Abstract
In response to the COVID-19 pandemic caused by the SARS-CoV-2 virus, structural biologists are using experimental structural determination methods to better understand the viral proteome. Our goal in this work was to help researchers use these rapidly emerging structural data to gain detailed insights into the molecular mechanisms underlying COVID-19 infection. Our analysis was based on the protein sequences defined by UniProt as comprising the viral proteome. We systematically compared each SARS-CoV-2 protein sequence against all available protein 3D structures derived from any organism (164,250 PDB entries), using pairs of hidden Markov models built with the HHblits tool.
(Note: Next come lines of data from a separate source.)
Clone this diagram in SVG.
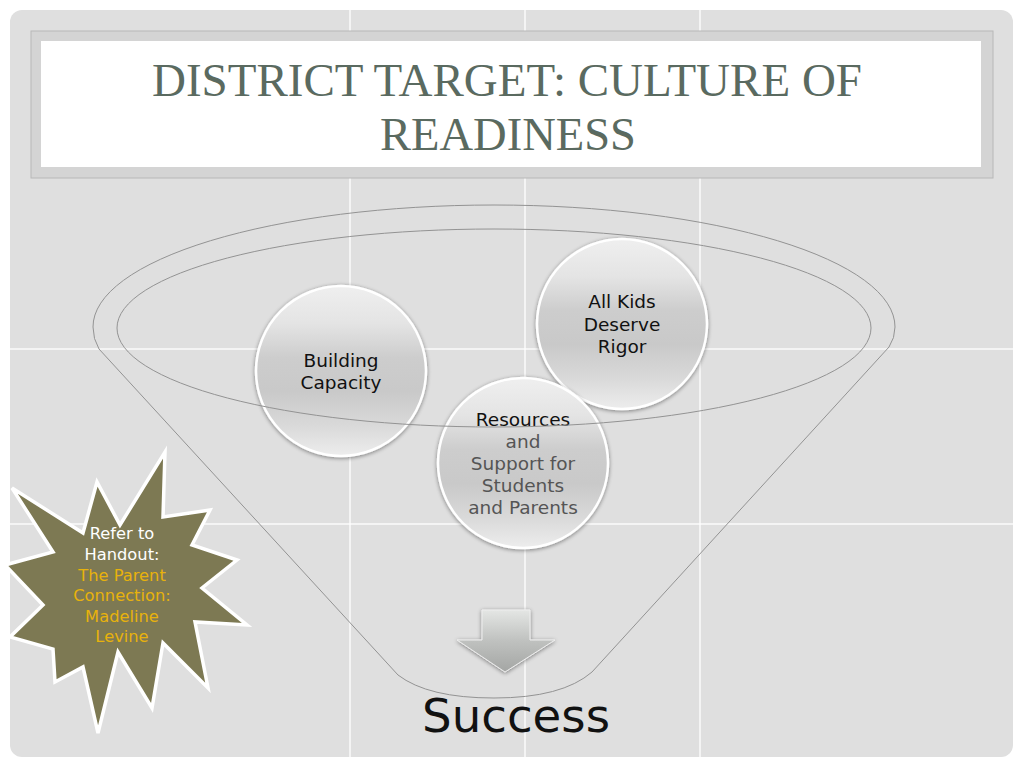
<svg xmlns="http://www.w3.org/2000/svg" width="1024" height="768" viewBox="0 0 1024 768">
  <style>
    .grid { stroke: #ffffff; stroke-width: 1.5; opacity: 0.9; }
    .title { font-family: "Liberation Serif", "Times New Roman", serif; font-size: 46px; fill: #5a6a60; text-anchor: middle; }
    .fun { fill: none; stroke: #939393; stroke-width: 1; }
    .sph { fill: url(#sphGrad); stroke: #ffffff; stroke-width: 2.5; filter: url(#shadow); }
    .lbl { font-family: "DejaVu Sans", "Liberation Sans", sans-serif; font-size: 18.5px; fill: #111111; text-anchor: middle; }
    .lbl2 { fill: #555555; }
    .star { font-family: "DejaVu Sans", "Liberation Sans", sans-serif; font-size: 16.3px; text-anchor: middle; }
    .w { fill: #ffffff; }
    .g { fill: #e8b20c; }
  </style>
  <defs>
    <linearGradient id="sphGrad" x1="0" y1="0" x2="0" y2="1">
      <stop offset="0" stop-color="#efefef"/>
      <stop offset="0.22" stop-color="#e4e4e4"/>
      <stop offset="0.42" stop-color="#cdcdcd"/>
      <stop offset="0.62" stop-color="#c9c9c9"/>
      <stop offset="0.82" stop-color="#d9d9d9"/>
      <stop offset="1" stop-color="#ededed"/>
    </linearGradient>
    <linearGradient id="arrGrad" x1="0" y1="0" x2="0" y2="1">
      <stop offset="0" stop-color="#e4e6e4"/>
      <stop offset="0.5" stop-color="#bfc1bf"/>
      <stop offset="1" stop-color="#a4a6a4"/>
    </linearGradient>
    <filter id="shadow" x="-20%" y="-20%" width="140%" height="140%">
      <feGaussianBlur in="SourceAlpha" stdDeviation="2.2"/>
      <feOffset dx="0" dy="1" result="b"/>
      <feComponentTransfer><feFuncA type="linear" slope="0.45"/></feComponentTransfer>
      <feMerge><feMergeNode/><feMergeNode in="SourceGraphic"/></feMerge>
    </filter>
  </defs>

  <rect x="0" y="0" width="1024" height="768" fill="#ffffff"/>
  <rect id="panel" x="10" y="10" width="1003" height="747" rx="12" fill="#dfdfdf"/>

  <g id="grid">
    <line class="grid" x1="350" y1="10" x2="350" y2="757"/>
    <line class="grid" x1="525" y1="10" x2="525" y2="757"/>
    <line class="grid" x1="700" y1="10" x2="700" y2="757"/>
    <line class="grid" x1="10" y1="349" x2="1013" y2="349"/>
    <line class="grid" x1="10" y1="524" x2="1013" y2="524"/>
  </g>

  <g id="title">
    <rect x="31" y="31" width="962" height="147" fill="#d4d4d4" stroke="#b8b8b8" stroke-width="1"/>
    <rect x="41" y="41" width="940" height="126" fill="#ffffff"/>
    <text class="title" x="507" y="96" textLength="710" lengthAdjust="spacingAndGlyphs">DISTRICT TARGET: CULTURE OF</text>
    <text class="title" x="508" y="150" textLength="256" lengthAdjust="spacingAndGlyphs">READINESS</text>
  </g>

  <g id="funnel">
    <path class="fun" d="M 93 327 A 401 122 0 0 1 895 327 Q 895 338 889 347 L 592 672 Q 562 698 494 698 Q 428 698 398 675 L 99 349 Q 93 339 93 327 Z"/>
  </g>

  <g id="node-building">
    <circle class="sph" cx="341" cy="371" r="85"/>
    <text class="lbl" x="341" y="367">Building</text>
    <text class="lbl" x="341" y="389">Capacity</text>
  </g>

  <g id="node-allkids">
    <circle class="sph" cx="622" cy="324" r="85"/>
    <text class="lbl" x="622" y="308">All Kids</text>
    <text class="lbl" x="622" y="331">Deserve</text>
    <text class="lbl" x="622" y="353">Rigor</text>
  </g>

  <g id="node-resources">
    <circle class="sph" cx="523" cy="463" r="85"/>
    <text class="lbl" x="523" y="426">Resources</text>
    <text class="lbl lbl2" x="523" y="448">and</text>
    <text class="lbl lbl2" x="523" y="470">Support for</text>
    <text class="lbl lbl2" x="523" y="492">Students</text>
    <text class="lbl lbl2" x="523" y="514">and Parents</text>
  </g>

  <g id="connectors">
    <ellipse class="fun" cx="494" cy="328" rx="377" ry="99"/>
  </g>

  <g id="arrow">
    <polygon points="482,610 530,610 530,640 555,640 505,672 457,640 482,640" fill="url(#arrGrad)" stroke="#eeeeee" stroke-width="1" filter="url(#shadow)"/>
  </g>

  <g id="success">
    <text x="516" y="732" font-family="DejaVu Sans, Liberation Sans, sans-serif" font-size="46.7" fill="#111111" text-anchor="middle">Success</text>
  </g>

  <g id="note-star">
    <path d="M165,452 L163,517 L210,510 L192,545 L237,560 L202,588 L247,625 L195,622 L208,688 L163,643 L152,708 L118,652 L98,733 L83,667 L55,682 L53,649 L10,637 L43,605 L5,565 L53,552 L12,488 L83,533 L97,482 L120,525 Z" fill="#7d7953" stroke="#ffffff" stroke-width="3.5" stroke-linejoin="miter"/>
    <text class="star w" x="122" y="539">Refer to</text>
    <text class="star w" x="122" y="560">Handout:</text>
    <text class="star g" x="122" y="580.5">The Parent</text>
    <text class="star g" x="122" y="601">Connection:</text>
    <text class="star g" x="122" y="621.5">Madeline</text>
    <text class="star g" x="122" y="642">Levine</text>
  </g>
</svg>
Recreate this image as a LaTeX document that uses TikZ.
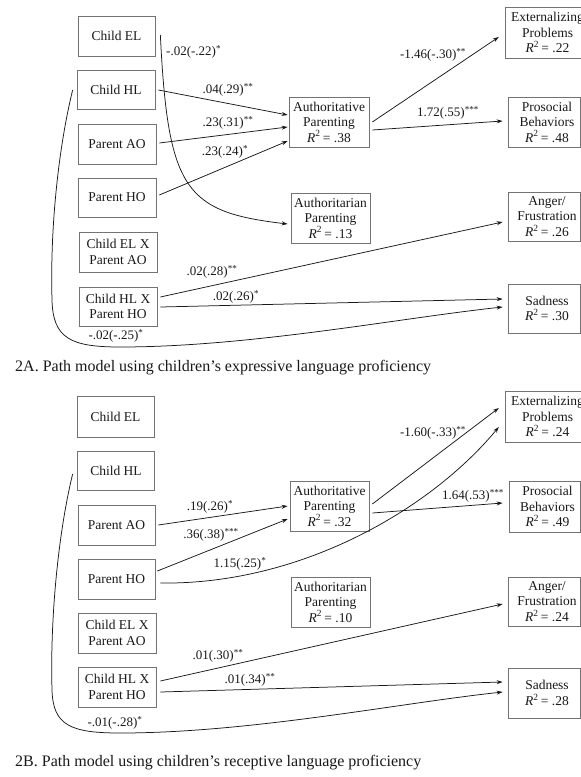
\documentclass[tikz,border=0pt]{standalone}
\usepackage{fontspec}
\setmainfont{Liberation Serif}
\usetikzlibrary{arrows.meta,calc}
\newcommand\Rsq[1]{\textit{R}\textsuperscript{2}\,= #1}
\begin{document}
\begin{tikzpicture}[x=1pt,y=-1pt,
  bx/.style={draw=black!55, line width=0.7pt, inner sep=0pt, align=center,
     font=\fontsize{13.5}{15.5}\selectfont, text=black!90},
  lbl/.style={inner sep=0pt, font=\fontsize{13}{15}\selectfont, text=black!90},
  arr/.style={-{Stealth[length=6pt,width=4pt]}, line width=0.75pt, draw=black!90},
  captext/.style={anchor=west, inner sep=0pt, font=\fontsize{16}{18}\selectfont, text=black!90}]
\useasboundingbox (0,0) rectangle (581,777);
\fill[white] (0,0) rectangle (581,777);

% ---------------- Panel A ----------------
\node[bx, minimum width=77pt, minimum height=40pt] (cela) at (116.5,36) {Child EL};
\node[bx, minimum width=78pt, minimum height=39pt] (chla) at (116,89.5) {Child HL};
\node[bx, minimum width=78pt, minimum height=40pt] (paoa) at (117,144) {Parent AO};
\node[bx, minimum width=78pt, minimum height=39pt] (phoa) at (117,197.5) {Parent HO};
\node[bx, minimum width=78pt, minimum height=40pt] (celxa) at (118,252) {Child EL X\\Parent AO};
\node[bx, minimum width=78pt, minimum height=39pt] (chlxa) at (118,306.5) {Child HL X\\Parent HO};
\node[bx, minimum width=80pt, minimum height=50pt] (autha) at (329,122) {Authoritative\\Parenting\\\Rsq{.38}};
\node[bx, minimum width=71pt, minimum height=51pt] (exta) at (544.5,32.5) {\hspace*{6pt}Externalizing\\\hspace*{6pt}Problems\\\hspace*{6pt}\Rsq{.22}};
\node[bx, minimum width=72pt, minimum height=50pt] (proa) at (544,122) {\hspace*{6pt}Prosocial\\\hspace*{6pt}Behaviors\\\hspace*{6pt}\Rsq{.48}};
\node[bx, minimum width=79pt, minimum height=50pt] (autna) at (330.5,218) {Authoritarian\\Parenting\\\Rsq{.13}};
\node[bx, minimum width=72pt, minimum height=49pt] (anga) at (544,216.5) {\hspace*{6pt}Anger/\\\hspace*{6pt}Frustration\\\hspace*{6pt}\Rsq{.26}};
\node[bx, minimum width=72pt, minimum height=49pt] (sada) at (544,308.5) {\hspace*{6pt}Sadness\\\hspace*{6pt}\Rsq{.30}};

\draw[arr] ($(cela.east)+(5,-1)$) .. controls (168,190) and (185,212) .. ($(autna.west)+(-3,6)$);
\draw[arr] ($(chla.east)+(3,0.5)$) -- ($(autha.west)+(-1,-7)$);
\draw[arr] ($(paoa.east)+(3,-1)$) -- ($(autha.west)+(-1,5)$);
\draw[arr] ($(phoa.east)+(3,-2.5)$) -- ($(autha.west)+(-1,19)$);
\draw[arr] ($(autha.east)+(3,0)$) -- ($(exta.west)+(-6,4.5)$);
\draw[arr] ($(autha.east)+(3,8)$) -- ($(proa.west)+(-5,-1)$);
\draw[arr] ($(chlxa.east)+(3,-9.5)$) -- ($(anga.west)+(-5,5.5)$);
\draw[arr] ($(chlxa.east)+(3,0.5)$) -- ($(sada.west)+(-5,-9.5)$);
\coordinate (sidea) at (52,300);
\coordinate (bota) at (120,347);
\draw[arr] ($(chla.west)+(-4,0.5)$) .. controls (58,150) and (50,230) .. (sidea)
   .. controls (53,338) and (70,347) .. (bota)
   .. controls (250,347) and (400,318) .. ($(sada.west)+(-5,-1.5)$);

\node[lbl, anchor=west] (la1) at (166,52) {-.02(-.22)\textsuperscript{*}};
\node[lbl] (la2) at (228,90) {.04(.29)\textsuperscript{**}};
\node[lbl] (la3) at (228,123) {.23(.31)\textsuperscript{**}};
\node[lbl] (la4) at (225,152) {.23(.24)\textsuperscript{*}};
\node[lbl] (la5) at (433,55) {-1.46(-.30)\textsuperscript{**}};
\node[lbl] (la6) at (448,113) {1.72(.55)\textsuperscript{***}};
\node[lbl] (la7) at (212,272) {.02(.28)\textsuperscript{**}};
\node[lbl] (la8) at (236,297) {.02(.26)\textsuperscript{*}};
\node[lbl] (la9) at (116,336) {-.02(-.25)\textsuperscript{*}};

\node[captext] (capa) at (15,368) {2A. Path model using children’s expressive language proficiency};

% ---------------- Panel B ----------------
\node[bx, minimum width=77pt, minimum height=41pt] (celb) at (115.5,416.5) {Child EL};
\node[bx, minimum width=77pt, minimum height=39pt] (chlb) at (116,470.5) {Child HL};
\node[bx, minimum width=77pt, minimum height=40pt] (paob) at (116.5,525) {Parent AO};
\node[bx, minimum width=77pt, minimum height=40pt] (phob) at (116.5,579) {Parent HO};
\node[bx, minimum width=78pt, minimum height=40pt] (celxb) at (117,633) {Child EL X\\Parent AO};
\node[bx, minimum width=78pt, minimum height=40pt] (chlxb) at (117,687) {Child HL X\\Parent HO};
\node[bx, minimum width=79pt, minimum height=50pt] (authb) at (329.5,506) {Authoritative\\Parenting\\\Rsq{.32}};
\node[bx, minimum width=71pt, minimum height=51pt] (extb) at (544.5,416.5) {\hspace*{6pt}Externalizing\\\hspace*{6pt}Problems\\\hspace*{6pt}\Rsq{.24}};
\node[bx, minimum width=71pt, minimum height=51pt] (prob) at (544.5,506.5) {\hspace*{6pt}Prosocial\\\hspace*{6pt}Behaviors\\\hspace*{6pt}\Rsq{.49}};
\node[bx, minimum width=79pt, minimum height=50pt] (autnb) at (330.5,602) {Authoritarian\\Parenting\\\Rsq{.10}};
\node[bx, minimum width=72pt, minimum height=49pt] (angb) at (544,601.5) {\hspace*{6pt}Anger/\\\hspace*{6pt}Frustration\\\hspace*{6pt}\Rsq{.24}};
\node[bx, minimum width=72pt, minimum height=50pt] (sadb) at (544,693) {\hspace*{6pt}Sadness\\\hspace*{6pt}\Rsq{.28}};

\draw[arr] ($(paob.east)+(3,0)$) -- ($(authb.west)+(-2,0)$);
\draw[arr] ($(phob.east)+(2,-8)$) -- ($(authb.west)+(-2,13)$);
\draw[arr] ($(phob.east)+(5,4)$) .. controls (300,585) and (430,510) .. ($(extb.west)+(-6,10.5)$);
\draw[arr] ($(authb.east)+(3,-2)$) -- ($(extb.west)+(-6,-8.5)$);
\draw[arr] ($(authb.east)+(3,7)$) -- ($(prob.west)+(-6,-3.5)$);
\draw[arr] ($(chlxb.east)+(4,-6)$) -- ($(angb.west)+(-5,2.5)$);
\draw[arr] ($(chlxb.east)+(4,5)$) -- ($(sadb.west)+(-5,-11)$);
\coordinate (sideb) at (52,690);
\coordinate (botb) at (120,733);
\draw[arr] ($(chlb.west)+(-4.5,3.5)$) .. controls (58,534) and (50,620) .. (sideb)
   .. controls (53,725) and (70,733) .. (botb)
   .. controls (250,733) and (400,703) .. ($(sadb.west)+(-5,-1)$);

\node[lbl] (lb1) at (210,507) {.19(.26)\textsuperscript{*}};
\node[lbl] (lb2) at (211,535) {.36(.38)\textsuperscript{***}};
\node[lbl] (lb3) at (240,564) {1.15(.25)\textsuperscript{*}};
\node[lbl] (lb4) at (433,433) {-1.60(-.33)\textsuperscript{**}};
\node[lbl] (lb5) at (473,496) {1.64(.53)\textsuperscript{***}};
\node[lbl] (lb6) at (218,656) {.01(.30)\textsuperscript{**}};
\node[lbl] (lb7) at (250,680) {.01(.34)\textsuperscript{**}};
\node[lbl] (lb8) at (115,723) {-.01(-.28)\textsuperscript{*}};

\node[captext] (capb) at (15,763) {2B. Path model using children’s receptive language proficiency};
\end{tikzpicture}
\end{document}
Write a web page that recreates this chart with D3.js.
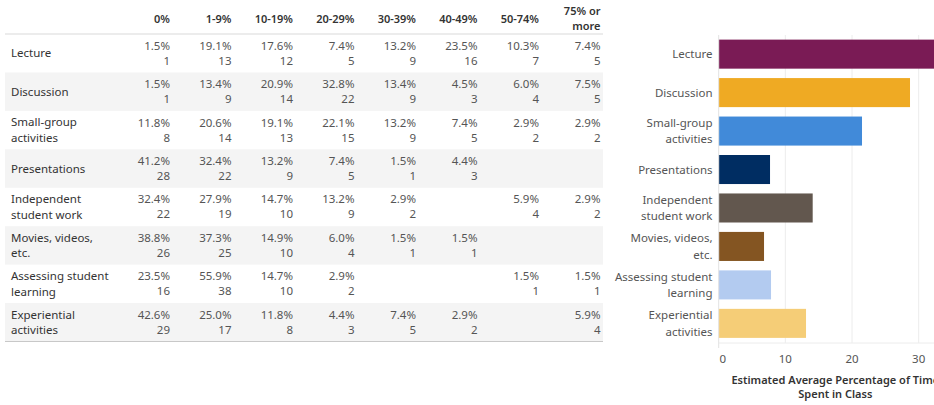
<!DOCTYPE html>
<html>
<head>
<meta charset="utf-8">
<script src="https://cdn.jsdelivr.net/npm/d3@7"></script>
<style>
  body { margin: 0; background: #fff; }
  svg { display: block; font-family: "Noto Sans", sans-serif; }
</style>
</head>
<body>
<svg id="chart" width="934" height="405"></svg>
<script>
const activities = [
  ["Lecture"],
  ["Discussion"],
  ["Small-group", "activities"],
  ["Presentations"],
  ["Independent", "student work"],
  ["Movies, videos,", "etc."],
  ["Assessing student", "learning"],
  ["Experiential", "activities"]
];
const binLabels = [["0%"], ["1-9%"], ["10-19%"], ["20-29%"], ["30-39%"], ["40-49%"], ["50-74%"], ["75% or", "more"]];

// percent of respondents per time bin (null = no response)
const pctValues = [
  [1.5, 19.1, 17.6, 7.4, 13.2, 23.5, 10.3, 7.4],
  [1.5, 13.4, 20.9, 32.8, 13.4, 4.5, 6.0, 7.5],
  [11.8, 20.6, 19.1, 22.1, 13.2, 7.4, 2.9, 2.9],
  [41.2, 32.4, 13.2, 7.4, 1.5, 4.4, null, null],
  [32.4, 27.9, 14.7, 13.2, 2.9, null, 5.9, 2.9],
  [38.8, 37.3, 14.9, 6.0, 1.5, 1.5, null, null],
  [23.5, 55.9, 14.7, 2.9, null, null, 1.5, 1.5],
  [42.6, 25.0, 11.8, 4.4, 7.4, 2.9, null, 5.9]
];
const countValues = [
  [1, 13, 12, 5, 9, 16, 7, 5],
  [1, 9, 14, 22, 9, 3, 4, 5],
  [8, 14, 13, 15, 9, 5, 2, 2],
  [28, 22, 9, 5, 1, 3, null, null],
  [22, 19, 10, 9, 2, null, 4, 2],
  [26, 25, 10, 4, 1, 1, null, null],
  [16, 38, 10, 2, null, null, 1, 1],
  [29, 17, 8, 3, 5, 2, null, 4]
];
const avgPercent = [33.0, 28.7, 21.5, 7.7, 14.1, 6.8, 7.85, 13.1];
const barColors = ["#7a1b55", "#efaa23", "#418ad9", "#002d62", "#62574e", "#845522", "#b3cbf0", "#f5cd77"];
const xTicks = [0, 10, 20, 30];

const svg = d3.select("#chart");
const keys = activities.map(d => d.join(" "));

// ---------- table ----------
const rowY = d3.scaleBand().domain(keys).range([34, 341.5]);
const colX = d3.scalePoint().domain(binLabels.map(d => d.join(" "))).range([170, 600.5]);

const table = svg.append("g").attr("class", "table");

table.selectAll(".row-bg")
  .data(keys.filter((d, i) => i % 2 === 1))
  .enter().append("rect")
  .attr("x", 5)
  .attr("y", d => rowY(d))
  .attr("width", 598)
  .attr("height", rowY.bandwidth())
  .attr("fill", "#f4f4f4");

table.append("line")
  .attr("x1", 5).attr("x2", 603)
  .attr("y1", 34).attr("y2", 34)
  .attr("stroke", "#d9d9d9");
table.append("line")
  .attr("x1", 5).attr("x2", 603)
  .attr("y1", 341.5).attr("y2", 341.5)
  .attr("stroke", "#c8c8c8");

// column headers
binLabels.forEach(lines => {
  const k = lines.join(" ");
  const t = table.append("text")
    .attr("text-anchor", "end")
    .attr("font-size", 11)
    .attr("font-weight", 600)
    .attr("fill", "#333");
  lines.forEach((ln, j) => {
    t.append("tspan")
      .attr("x", colX(k))
      .attr("y", 19 + (j - (lines.length - 1) / 2) * 15)
      .attr("dy", "0.35em")
      .text(ln);
  });
});

// row labels
activities.forEach((lines, i) => {
  const cy = rowY(keys[i]) + rowY.bandwidth() / 2;
  const t = table.append("text")
    .attr("font-size", 11.5)
    .attr("fill", "#333");
  lines.forEach((ln, j) => {
    t.append("tspan")
      .attr("x", 11)
      .attr("y", cy + (j - (lines.length - 1) / 2) * 15.5)
      .attr("dy", "0.35em")
      .text(ln);
  });
});

// cells
pctValues.forEach((row, i) => {
  const cy = rowY(keys[i]) + rowY.bandwidth() / 2;
  row.forEach((v, c) => {
    if (v === null) return;
    const x = colX(binLabels[c].join(" "));
    const t = table.append("text")
      .attr("text-anchor", "end")
      .attr("font-size", 11.5)
      .attr("fill", "#555");
    t.append("tspan").attr("x", x).attr("y", cy - 7.5).attr("dy", "0.35em").text(v.toFixed(1) + "%");
    t.append("tspan").attr("x", x).attr("y", cy + 7.5).attr("dy", "0.35em").text(countValues[i][c]);
  });
});

// ---------- bar chart ----------
const x = d3.scaleLinear().domain([0, 35]).range([718.7, 952]);
const y = d3.scaleBand().domain(keys).range([35, 342.5]).paddingInner(0.245).paddingOuter(0.12);

const bars = svg.append("g").attr("class", "bars");

bars.selectAll(".grid")
  .data(xTicks.slice(1))
  .enter().append("line")
  .attr("x1", d => x(d)).attr("x2", d => x(d))
  .attr("y1", 35).attr("y2", 343)
  .attr("stroke", "#ececec");

bars.append("line")
  .attr("x1", x(0)).attr("x2", 934)
  .attr("y1", 343).attr("y2", 343)
  .attr("stroke", "#ececec");

bars.selectAll(".bar")
  .data(avgPercent)
  .enter().append("rect")
  .attr("class", "bar")
  .attr("x", x(0))
  .attr("y", (d, i) => y(keys[i]))
  .attr("width", d => x(d) - x(0))
  .attr("height", y.bandwidth())
  .attr("fill", (d, i) => barColors[i]);

bars.append("line")
  .attr("x1", x(0)).attr("x2", x(0))
  .attr("y1", 35).attr("y2", 348)
  .attr("stroke", "#e2e2e2");

// category labels
activities.forEach((lines, i) => {
  const cy = y(keys[i]) + y.bandwidth() / 2;
  const t = bars.append("text")
    .attr("text-anchor", "end")
    .attr("font-size", 11.5)
    .attr("fill", "#555");
  lines.forEach((ln, j) => {
    t.append("tspan")
      .attr("x", 712.5)
      .attr("y", cy + (j - (lines.length - 1) / 2) * 16.5)
      .attr("dy", "0.35em")
      .text(ln);
  });
});

// axis tick labels
bars.selectAll(".tick-label")
  .data(xTicks)
  .enter().append("text")
  .attr("x", d => d === 0 ? x(d) + 4 : x(d))
  .attr("y", 359)
  .attr("dy", "0.35em")
  .attr("text-anchor", "middle")
  .attr("font-size", 11.5)
  .attr("fill", "#555")
  .text(d => d);

// axis title
const title = bars.append("text")
  .attr("text-anchor", "middle")
  .attr("font-size", 11)
  .attr("font-weight", 600)
  .attr("fill", "#333");
["Estimated Average Percentage of Time", "Spent in Class"].forEach((ln, j) => {
  title.append("tspan")
    .attr("x", (x.range()[0] + x.range()[1]) / 2)
    .attr("y", 380 + j * 14.5)
    .attr("dy", "0.35em")
    .text(ln);
});
</script>
</body>
</html>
We found 872 sequence-to-structure alignments assessed to have significant similarity (E < 10e-10) to infer structural similarity. The resulting 872 3D template models now provide a wealth of new detail, currently not available from related resources. To help make this large, complex dataset accessible and usable for other researchers, we also developed a tailored layout strategy to visually organise the 3D models by mapping them to the viral genome. The resulting graph provides an immediate and comprehensive visual overview of what is known - and not known - about the 3D structure of the viral proteome, thereby helping direct future research. The graph also clearly reveals all available structural evidence of viral mimicry or hijacking of human proteins, as well as all evidence of interactions between viral proteins. We have created PDF and online versions of the graph, in which users can click on any node in the graph to open the corresponding 3D model in the Aquaria molecular graphics system. In Aquaria, these models can then be colored to show sequence features, such as single nucleotide polymorphisms and posttranslational modifications. Previous versions of Aquaria showed only features from UniProt; however, as part of this study, we have now added features from PredictProtein and CATH, thus providing a total of 32,717 features for SARS-CoV-2 protein sequences. In this work, we present novel insights found, using the above approach, into how SARS-CoV-2 mimics and hijacks host proteins, and how viral proteins self-assemble during infection. The resulting Aquaria-COVID resource is freely available online at https://aquaria.ws/covid19, and an accompanying video (https://youtu.be/J2nWQTlJNaY) explains how researchers can use the resource.
Competing Interest Statement
The authors have declared no competing interest.